# start of Data entries
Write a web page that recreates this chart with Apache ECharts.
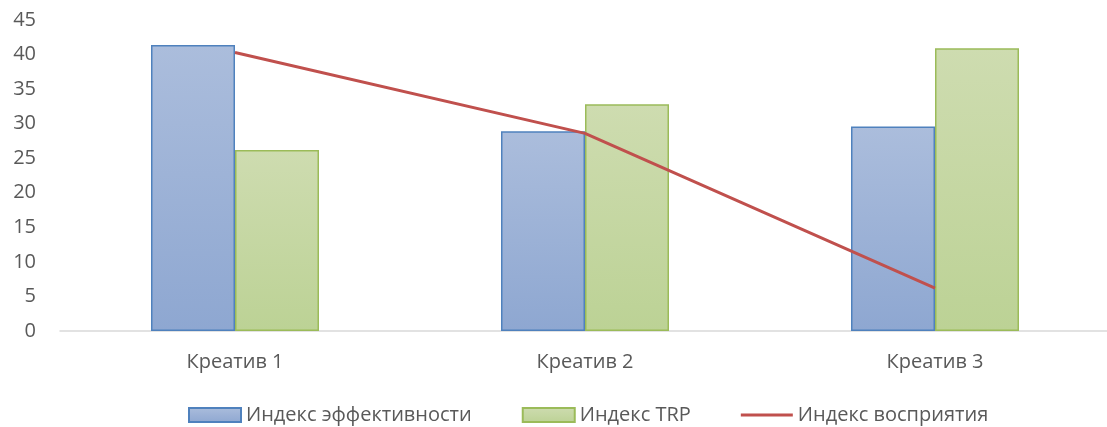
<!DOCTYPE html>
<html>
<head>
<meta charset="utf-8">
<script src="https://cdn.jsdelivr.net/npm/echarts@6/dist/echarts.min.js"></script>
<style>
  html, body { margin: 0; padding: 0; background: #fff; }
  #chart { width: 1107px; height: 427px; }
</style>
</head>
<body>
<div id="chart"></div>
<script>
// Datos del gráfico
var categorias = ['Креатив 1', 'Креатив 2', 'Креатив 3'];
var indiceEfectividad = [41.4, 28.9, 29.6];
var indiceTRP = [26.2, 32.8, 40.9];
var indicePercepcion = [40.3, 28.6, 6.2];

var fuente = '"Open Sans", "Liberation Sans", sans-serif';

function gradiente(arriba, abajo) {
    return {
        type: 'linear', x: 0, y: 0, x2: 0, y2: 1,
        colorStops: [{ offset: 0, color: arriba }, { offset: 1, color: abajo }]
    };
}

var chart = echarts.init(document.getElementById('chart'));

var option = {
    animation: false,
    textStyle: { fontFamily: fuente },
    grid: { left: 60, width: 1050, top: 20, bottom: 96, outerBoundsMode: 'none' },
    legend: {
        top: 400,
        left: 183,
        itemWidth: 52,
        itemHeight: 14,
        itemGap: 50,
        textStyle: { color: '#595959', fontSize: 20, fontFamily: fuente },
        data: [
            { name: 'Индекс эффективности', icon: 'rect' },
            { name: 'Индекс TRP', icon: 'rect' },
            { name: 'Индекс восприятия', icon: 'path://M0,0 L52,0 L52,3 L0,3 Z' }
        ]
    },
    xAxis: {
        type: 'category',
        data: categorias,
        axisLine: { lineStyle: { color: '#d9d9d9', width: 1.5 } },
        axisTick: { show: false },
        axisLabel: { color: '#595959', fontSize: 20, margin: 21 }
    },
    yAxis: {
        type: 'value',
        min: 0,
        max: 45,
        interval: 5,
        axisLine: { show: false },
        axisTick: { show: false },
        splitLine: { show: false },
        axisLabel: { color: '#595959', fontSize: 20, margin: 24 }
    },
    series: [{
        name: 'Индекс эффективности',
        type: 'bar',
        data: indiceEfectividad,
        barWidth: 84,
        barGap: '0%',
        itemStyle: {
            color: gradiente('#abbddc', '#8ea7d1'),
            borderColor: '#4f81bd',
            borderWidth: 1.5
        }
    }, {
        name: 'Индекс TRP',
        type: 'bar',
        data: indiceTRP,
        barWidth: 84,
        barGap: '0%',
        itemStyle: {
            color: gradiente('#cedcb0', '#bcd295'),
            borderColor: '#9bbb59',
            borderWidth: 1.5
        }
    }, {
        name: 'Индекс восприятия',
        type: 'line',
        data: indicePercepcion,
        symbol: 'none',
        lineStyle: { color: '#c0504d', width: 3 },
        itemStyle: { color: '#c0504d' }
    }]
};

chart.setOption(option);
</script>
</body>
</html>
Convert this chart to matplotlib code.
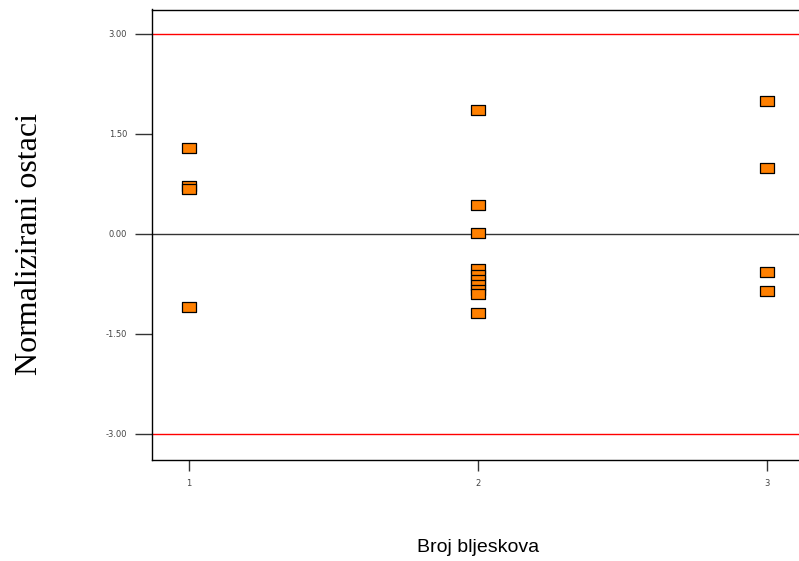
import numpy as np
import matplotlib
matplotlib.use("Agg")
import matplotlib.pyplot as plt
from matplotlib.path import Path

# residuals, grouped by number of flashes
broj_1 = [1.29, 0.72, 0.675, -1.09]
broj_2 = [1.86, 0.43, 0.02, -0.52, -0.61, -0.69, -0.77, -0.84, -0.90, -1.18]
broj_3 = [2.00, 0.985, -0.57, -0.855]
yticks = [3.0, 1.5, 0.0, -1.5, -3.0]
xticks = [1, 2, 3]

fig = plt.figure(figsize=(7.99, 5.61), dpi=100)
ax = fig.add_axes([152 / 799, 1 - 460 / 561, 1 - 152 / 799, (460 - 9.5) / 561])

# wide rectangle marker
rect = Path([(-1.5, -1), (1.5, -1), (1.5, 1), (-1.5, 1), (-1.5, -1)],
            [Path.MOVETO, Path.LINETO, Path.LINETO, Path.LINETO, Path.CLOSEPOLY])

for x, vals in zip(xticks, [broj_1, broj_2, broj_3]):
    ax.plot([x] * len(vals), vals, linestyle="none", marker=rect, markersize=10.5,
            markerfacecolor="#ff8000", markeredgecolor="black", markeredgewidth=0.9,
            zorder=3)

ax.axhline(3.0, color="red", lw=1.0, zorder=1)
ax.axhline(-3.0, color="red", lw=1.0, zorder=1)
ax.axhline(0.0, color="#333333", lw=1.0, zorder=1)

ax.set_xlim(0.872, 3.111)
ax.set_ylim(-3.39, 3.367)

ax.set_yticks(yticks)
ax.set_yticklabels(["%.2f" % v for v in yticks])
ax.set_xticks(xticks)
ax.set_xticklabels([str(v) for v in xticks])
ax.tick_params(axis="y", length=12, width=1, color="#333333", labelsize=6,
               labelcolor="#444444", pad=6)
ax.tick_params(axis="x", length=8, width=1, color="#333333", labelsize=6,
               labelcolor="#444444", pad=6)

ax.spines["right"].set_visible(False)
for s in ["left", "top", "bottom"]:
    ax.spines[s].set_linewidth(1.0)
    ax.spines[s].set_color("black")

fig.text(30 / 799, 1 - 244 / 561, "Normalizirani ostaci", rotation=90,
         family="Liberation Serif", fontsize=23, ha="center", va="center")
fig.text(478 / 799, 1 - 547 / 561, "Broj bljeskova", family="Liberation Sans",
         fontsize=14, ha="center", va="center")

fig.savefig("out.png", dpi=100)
# end of Data entries
**Task brief**
Can the lines from the start of the records through the line with "var chart = echarts.init(document.getElementById('chart'));" be given again exactly, with the pictures left out?

**Full answer**
Write a web page that recreates this chart with Apache ECharts.
<!DOCTYPE html>
<html>
<head>
<meta charset="utf-8">
<script src="https://cdn.jsdelivr.net/npm/echarts@6/dist/echarts.min.js"></script>
<style>
  html, body { margin: 0; padding: 0; background: #fff; }
  #chart { width: 1107px; height: 427px; }
</style>
</head>
<body>
<div id="chart"></div>
<script>
// Datos del gráfico
var categorias = ['Креатив 1', 'Креатив 2', 'Креатив 3'];
var indiceEfectividad = [41.4, 28.9, 29.6];
var indiceTRP = [26.2, 32.8, 40.9];
var indicePercepcion = [40.3, 28.6, 6.2];

var fuente = '"Open Sans", "Liberation Sans", sans-serif';

function gradiente(arriba, abajo) {
    return {
        type: 'linear', x: 0, y: 0, x2: 0, y2: 1,
        colorStops: [{ offset: 0, color: arriba }, { offset: 1, color: abajo }]
    };
}

var chart = echarts.init(document.getElementById('chart'));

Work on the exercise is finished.